In order to alter efficiency and improve customer relations, employees need to change their behaviour. So, the first indicator of institutionalisation entails knowledge.
What extent have employees understood the behaviours associated with an intervention? It is concerned with whether members know enough to perform the behaviours and to recognise the consequences of that behaviour.
As an example, Jepkemoi could try job enrichment for her staff that would include a number of new behaviours, such as performing a greater variety of tasks, analysing information about task performance, and making decisions about work methods and plans.
Gauging the employees’ knowledge of their new tasks could give an indicator as to whether the behaviour will stick from the change initiative.
Second, judge the change initiative by performance.
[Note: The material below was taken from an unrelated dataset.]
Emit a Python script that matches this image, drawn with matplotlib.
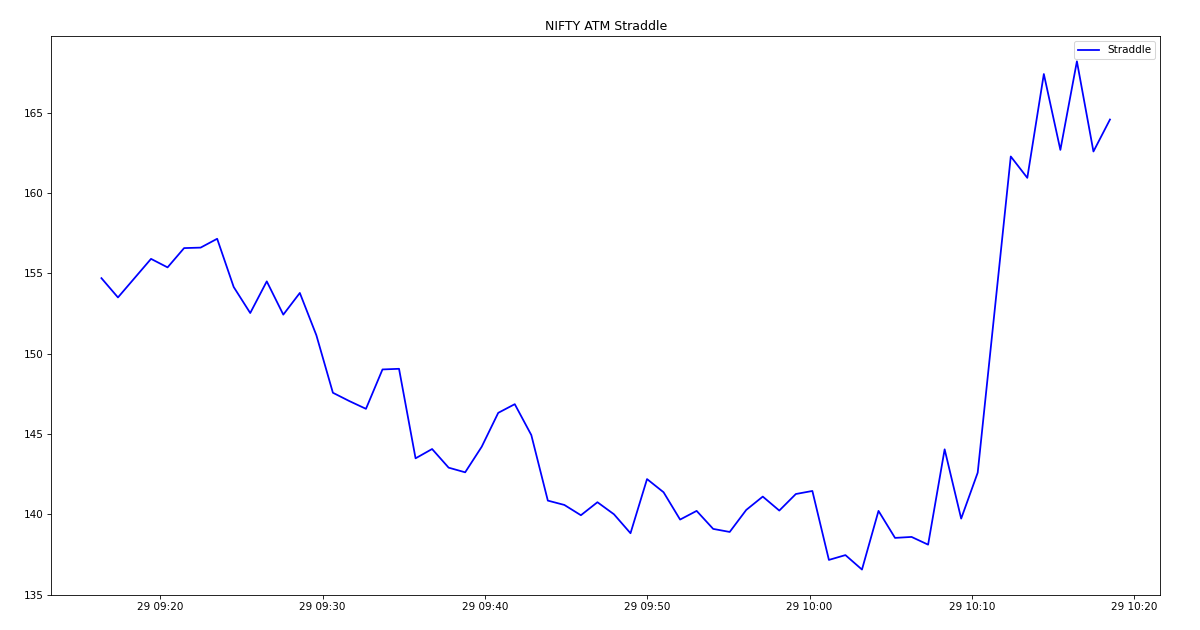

The performance will show the degree to which intervention behaviours are actually performed. Jepkemoi may measure performance by counting the proportion of relevant people performing the behaviours.
As an example, if 70 per cent of her staff members perform the particular job enrichment behaviours in order to improve efficiency and customer service following only six months, then Jepkemoi might consider that a success. However, after a full two years after the change initiative, only 70 per cent would be far too low to be considered successful.
Another measure of performance is the frequency with which the new behaviours are performed. In assessing frequency, it is important to account for different variations of the same essential behaviour, as well as how institutionalised behaviours are performed. Then, account for variations from what you desire.
Third, utilise preferences. Assess the degree to which organisation members, like Jepkemoi’s employees, privately accept the organisational changes. If you only observe employees, you may see them behave in the desired manner commensurate with the change initiative because of the organisation’s rules or sanctions and due to group peer pressure.
However, if you ascertain the degree to what staff surreptitiously feel in their hearts, you may judge the success of your change initiative.
Private acceptance usually manifests in people’s positive attitudes toward the changes and you can measure it by the direction and intensity of those attitudes across the members of the work unit receiving the intervention.